Ciao Ivan
“bella” amico, mi manchi.
Sono solo stasera, come altre volte in questi ultimi sei mesi, perchè come ti raccontavo mi ero messo a studiare.
Mi ero “legato” ad una sedia per impormi uno sforzo che mi permettesse di lasciare il vecchio lavoro per iniziarne un altro.
Anche tu altre volte avevi manifestato lo stesso desiderio non perchè insoddisfatto come me ma per la voglia di cambiare, di provare che avevi e che ti contraddistingueva.
Ero solo a studiare – un giorno di quattro mesi fa…- in quella casa paterna che ci ha visto giocare così tante volte assieme con Vale e i nostri amici.
Ogni giorno, da quello, ti ho portato con me amico, più di quanto immaginassi fosse possibile.
Ti ho portato con me correndo alla Caffarella, guardando lo spettacolare splendore della natura, degli alberi, del cielo e delle nuvole.
Ti ho portato con me girando in motorino per la città, studiando, nuotando, parlando, vivendo…
Ti ho portato con me ogni giorno in un modo diverso.
In questi quattro mesi, soltanto quattro!!!, ogni giorno sei stato con me e naturalmente con tutti quelli che ti hanno conosciuto e voluto un mondo di bene.
Caro omone
piango, sai per me è un’impresa, mentre ti scrivo piango tanto a tratti da non vedere lo schermo di fronte ai mie occhi…
Io non riesco a condividerlo questo dolore, lo porto con me, ognuno è fatto a modo suo.
Io sono fatto così, con il dolore so che mi porto anche quel pezzo di te come ti ho promesso.
Caro Ivon, Ivanascaja, Ivn
ti chiedo scusa per quel giorno di inizio anno quando assieme a Vale, Fabrizio, Edo siamo scesi da casa tua per prendere una cosa da mangiare durante l’intervallo di una partita di calcio. Abbiamo vagato un pò per le strade di San Lorenzo poi presi dalla “fame” ci siamo imbucati da un kebabaro di fronte la Formula 1.
Dopo aver mangiato mentre tornavamo mi sono reso conto che ti eri incazzato, e non poco.
Non avevamo avuto la sensibilità di andare in un posto in cui anche tu, ormai vegetariano, potessi mangiare.
Ma la tua rabbia si tramutava poco dopo, come sempre, in una grossa risata che coinvolgeva tutti noi.
Caro Ivan
penso a tutto questo e ho tanto dolore per chi ti ha cresciuto tutta la vita, per il loro strazio continuo, la loro sofferenza.
Dino, Francesca voglio che sappiate almeno questo e mentre lo scrivo mi chiedo se sia giusto infliggervi altra sofferenza, in questo caso la mia, alla vostra.

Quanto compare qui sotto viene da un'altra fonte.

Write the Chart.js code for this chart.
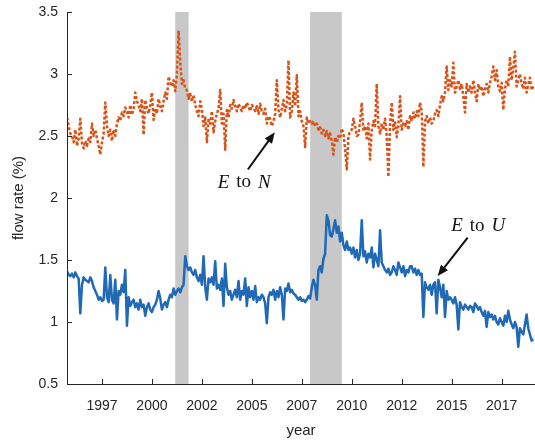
<!DOCTYPE html>
<html><head><meta charset="utf-8">
<script src="https://cdn.jsdelivr.net/npm/chart.js@4/dist/chart.umd.min.js"></script>
<style>html,body{margin:0;padding:0;background:#fff}#wrap{width:535px;height:440px;position:relative}</style>
</head><body><div id="wrap"><canvas id="c" width="535" height="440"></canvas></div>
<script>
// monthly series, first month = Oct 1995
const startYear = 1995.75;
const eToU = [
  1.41,1.38,1.37,
  1.39,1.36,1.40,1.37,1.35,1.07,1.30,1.36,1.34,1.33,1.32,1.36,
  1.33,1.28,1.25,1.22,1.18,1.20,1.17,1.18,1.44,1.20,1.16,1.38,
  1.18,1.15,1.34,1.02,1.25,1.22,1.30,1.24,1.42,0.97,1.20,1.13,
  1.16,1.18,1.12,1.15,1.10,1.18,1.12,1.14,1.05,1.12,1.15,1.10,
  1.08,1.12,1.14,1.18,1.25,1.19,1.10,1.14,1.16,1.12,1.18,1.22,
  1.20,1.27,1.22,1.25,1.27,1.24,1.28,1.30,1.53,1.45,1.42,1.44,
  1.40,1.38,1.42,1.36,1.33,1.38,1.30,1.53,1.28,1.18,1.35,1.32,
  1.36,1.30,1.49,1.27,1.30,1.26,1.35,1.13,1.47,1.28,1.22,1.25,
  1.18,1.22,1.26,1.20,1.33,1.18,1.25,1.22,1.35,1.13,1.28,1.20,
  1.25,1.18,1.29,1.16,1.20,1.18,1.22,1.20,1.15,0.99,1.20,1.24,
  1.22,1.26,1.18,1.25,1.20,1.28,1.22,1.02,1.27,1.25,1.31,1.24,
  1.26,1.23,1.22,1.20,1.18,1.20,1.17,1.18,1.16,1.18,1.21,1.19,
  1.28,1.34,1.30,1.18,1.42,1.45,1.40,1.51,1.55,1.86,1.82,1.70,
  1.69,1.75,1.82,1.72,1.77,1.65,1.72,1.62,1.58,1.65,1.58,1.60,
  1.55,1.60,1.52,1.58,1.50,1.55,1.82,1.53,1.57,1.48,1.55,1.52,
  1.60,1.44,1.55,1.50,1.45,1.74,1.48,1.45,1.42,1.40,1.43,1.38,
  1.40,1.45,1.42,1.38,1.48,1.44,1.40,1.45,1.37,1.42,1.40,1.45,
  1.45,1.40,1.43,1.38,1.42,1.38,1.39,1.04,1.32,1.28,1.26,1.30,
  1.22,1.30,1.32,1.07,1.34,1.28,1.20,1.30,1.04,1.25,1.18,1.20,
  1.18,1.15,1.20,1.14,0.94,1.16,1.12,1.10,1.14,1.12,1.10,1.13,
  1.12,1.08,1.15,1.13,1.10,1.12,1.08,1.05,1.09,0.96,1.08,1.04,
  1.06,1.02,1.05,1.00,0.98,1.03,1.00,0.97,1.05,1.00,1.09,1.02,
  0.98,0.95,1.00,0.96,0.80,0.95,0.92,0.90,0.98,1.06,0.95,0.90,
  0.85,0.86
];
const eToN = [
  2.65,2.58,2.52,
  2.50,2.45,2.55,2.42,2.48,2.64,2.44,2.40,2.46,2.42,2.48,2.45,
  2.60,2.50,2.55,2.48,2.42,2.35,2.45,2.52,2.77,2.58,2.50,2.55,
  2.46,2.55,2.50,2.60,2.65,2.62,2.69,2.66,2.73,2.70,2.65,2.75,
  2.67,2.72,2.85,2.78,2.75,2.70,2.80,2.51,2.79,2.72,2.68,2.75,
  2.85,2.63,2.72,2.68,2.80,2.74,2.70,2.78,2.85,2.80,2.98,2.93,
  2.90,2.95,2.86,3.00,3.35,3.10,2.92,2.95,2.88,2.87,2.80,2.84,
  2.78,2.83,2.75,2.70,2.66,2.78,2.72,2.58,2.65,2.45,2.63,2.60,
  2.70,2.53,2.62,2.68,2.72,2.87,2.60,2.68,2.39,2.71,2.65,2.75,
  2.72,2.79,2.74,2.70,2.76,2.73,2.70,2.75,2.72,2.77,2.74,2.70,
  2.75,2.73,2.70,2.74,2.68,2.76,2.70,2.68,2.72,2.60,2.66,2.64,
  2.58,2.62,2.68,2.95,2.71,2.65,2.72,2.79,2.70,2.75,3.11,2.65,
  2.70,2.85,2.74,2.99,2.66,2.70,2.62,2.58,2.41,2.65,2.60,2.62,
  2.60,2.62,2.58,2.60,2.55,2.57,2.52,2.55,2.50,2.54,2.48,2.52,
  2.46,2.35,2.49,2.45,2.50,2.48,2.56,2.52,2.40,2.23,2.50,2.54,
  2.55,2.64,2.58,2.50,2.51,2.62,2.77,2.54,2.58,2.48,2.60,2.31,
  2.55,2.62,2.58,2.92,2.58,2.52,2.60,2.55,2.64,2.50,2.17,2.60,
  2.77,2.55,2.62,2.49,2.58,2.82,2.55,2.60,2.58,2.62,2.55,2.66,
  2.62,2.69,2.64,2.70,2.66,2.77,2.70,2.25,2.62,2.66,2.60,2.65,
  2.60,2.62,2.68,2.71,2.66,2.75,2.82,2.78,2.85,3.06,2.87,2.95,
  2.90,3.09,2.85,2.90,2.95,2.88,2.92,2.82,2.69,2.92,2.85,2.90,
  2.85,2.95,2.85,2.78,2.92,2.87,2.90,2.82,2.88,2.92,2.85,2.93,
  2.98,3.06,2.95,3.03,2.90,2.86,2.93,2.71,2.88,2.95,2.90,3.14,
  2.95,3.05,3.18,2.90,2.95,3.00,2.92,2.88,2.97,2.85,2.92,2.97,
  2.87,2.90
];
const recessionStart = [2001.167, 2007.917];
const recessionEnd = [2001.833, 2009.5];
const xTickValues = [1997.5, 2000, 2002.5, 2005, 2007.5, 2010, 2012.5, 2015, 2017.5];
const xTickLabels = ['1997','2000','2002','2005','2007','2010','2012','2015','2017'];
const yTickValues = [0.5, 1, 1.5, 2, 2.5, 3, 3.5];
const yTickLabels = ['0.5','1','1.5','2','2.5','3','3.5'];
const annotations = [
  {label: ['E','to','N'], tx: 2004.62, ty: 2.125, ax0: 2004.8, ay0: 2.23, ax1: 2006.15, ay1: 2.53},
  {label: ['E','to','U'], tx: 2016.33, ty: 1.775, ax0: 2015.8, ay0: 1.68, ax1: 2014.3, ay1: 1.37}
];

const toPts = arr => arr.map((v, i) => ({x: startYear + i / 12, y: v}));
const AX = '#262626';

const decor = {
  id: 'decor',
  beforeDatasetsDraw(chart) {
    const {ctx, chartArea: a, scales: {x}} = chart;
    ctx.save();
    ctx.fillStyle = '#c8c8c8';
    recessionStart.forEach((s, i) => {
      const x0 = x.getPixelForValue(s), x1 = x.getPixelForValue(recessionEnd[i]);
      ctx.fillRect(x0, a.top, x1 - x0, a.bottom - a.top);
    });
    ctx.restore();
  },
  afterDatasetsDraw(chart) {
    const {ctx, chartArea: a, scales: {x, y}} = chart;
    ctx.save();
    ctx.strokeStyle = AX; ctx.lineWidth = 1;
    ctx.beginPath();
    ctx.moveTo(a.left + 0.5, a.top); ctx.lineTo(a.left + 0.5, a.bottom + 0.5); ctx.lineTo(a.right, a.bottom + 0.5);
    xTickValues.forEach(v => { const px = Math.round(x.getPixelForValue(v)) + 0.5; ctx.moveTo(px, a.bottom); ctx.lineTo(px, a.bottom - 5); });
    yTickValues.forEach(v => { const py = Math.round(y.getPixelForValue(v)) + 0.5; ctx.moveTo(a.left, py); ctx.lineTo(a.left + 5, py); });
    ctx.stroke();
    ctx.fillStyle = '#111'; ctx.strokeStyle = '#111';
    annotations.forEach(an => {
      const fontI = 'italic 19px "Liberation Serif"', fontR = '19px "Liberation Serif"';
      const gap = 7;
      const parts = an.label.map((t, k) => ({t, f: k === 1 ? fontR : fontI}));
      let w = gap * 2;
      parts.forEach(p => { ctx.font = p.f; p.w = ctx.measureText(p.t).width; w += p.w; });
      let cx = x.getPixelForValue(an.tx) - w / 2;
      const cy = y.getPixelForValue(an.ty);
      ctx.textBaseline = 'middle'; ctx.textAlign = 'left';
      parts.forEach(p => { ctx.font = p.f; ctx.fillText(p.t, cx, cy); cx += p.w + gap; });
      const x0 = x.getPixelForValue(an.ax0), y0 = y.getPixelForValue(an.ay0);
      const x1 = x.getPixelForValue(an.ax1), y1 = y.getPixelForValue(an.ay1);
      const ang = Math.atan2(y1 - y0, x1 - x0), L = 11, W = 4.5;
      ctx.lineWidth = 2;
      ctx.beginPath(); ctx.moveTo(x0, y0); ctx.lineTo(x1 - Math.cos(ang) * L * 0.8, y1 - Math.sin(ang) * L * 0.8); ctx.stroke();
      ctx.beginPath();
      ctx.moveTo(x1, y1);
      ctx.lineTo(x1 - Math.cos(ang) * L - Math.sin(ang) * W, y1 - Math.sin(ang) * L + Math.cos(ang) * W);
      ctx.lineTo(x1 - Math.cos(ang) * L + Math.sin(ang) * W, y1 - Math.sin(ang) * L - Math.cos(ang) * W);
      ctx.closePath(); ctx.fill();
    });
    ctx.restore();
  }
};

new Chart(document.getElementById('c'), {
  type: 'line',
  data: {
    datasets: [
      {label: 'E to N', data: toPts(eToN), borderColor: '#D95319', borderWidth: 2.5, borderDash: [3, 2], borderJoinStyle: 'round', pointRadius: 0, tension: 0, fill: false},
      {label: 'E to U', data: toPts(eToU), borderColor: '#1f69b6', borderWidth: 2.5, borderJoinStyle: 'round', pointRadius: 0, tension: 0, fill: false}
    ]
  },
  options: {
    responsive: false, animation: false, devicePixelRatio: 1,
    layout: {padding: {top: 12, right: 0, left: 0, bottom: 0}},
    plugins: {legend: {display: false}, tooltip: {enabled: false}},
    scales: {
      x: {
        type: 'linear', min: 1995.75, max: 2019.17,
        afterBuildTicks: s => { s.ticks = xTickValues.map(v => ({value: v})); },
        afterFit: s => { s.height = 56; s.paddingLeft = 0; s.paddingRight = 0; },
        grid: {display: false, drawTicks: false},
        border: {display: false},
        ticks: {color: AX, font: {family: '"Liberation Sans", Arial', size: 14}, padding: 14, maxRotation: 0, autoSkip: false,
          callback: v => xTickLabels[xTickValues.indexOf(v)]},
        title: {display: true, text: 'year', color: AX, font: {family: '"Liberation Sans", Arial', size: 15}, padding: {top: 0, bottom: 0}}
      },
      y: {
        type: 'linear', min: 0.5, max: 3.5,
        afterBuildTicks: s => { s.ticks = yTickValues.map(v => ({value: v})); },
        afterFit: s => { s.width = 67; s.paddingTop = 0; s.paddingBottom = 0; },
        grid: {display: false, drawTicks: false},
        border: {display: false},
        ticks: {color: AX, font: {family: '"Liberation Sans", Arial', size: 14}, padding: 9,
          callback: v => yTickLabels[yTickValues.indexOf(v)]},
        title: {display: true, text: 'flow rate (%)', color: AX, font: {family: '"Liberation Sans", Arial', size: 15}, padding: {top: 10, bottom: 0}}
      }
    }
  },
  plugins: [decor]
});
</script></body></html>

Così come mi chiedo se sia “giusto” l’organizzare tante iniziative, tante occasioni che possono aggiungere acuti di dolore alla continua sofferenza che vi portate dentro.
Per questo vi chiedo, comunque, scusa.
Può essere vero che condividere e rendersi conto appieno dell’immenso amore che tutti noi abbiamo provato e proviamo per Ivan può esservi, soltanto in minima parte, di conforto.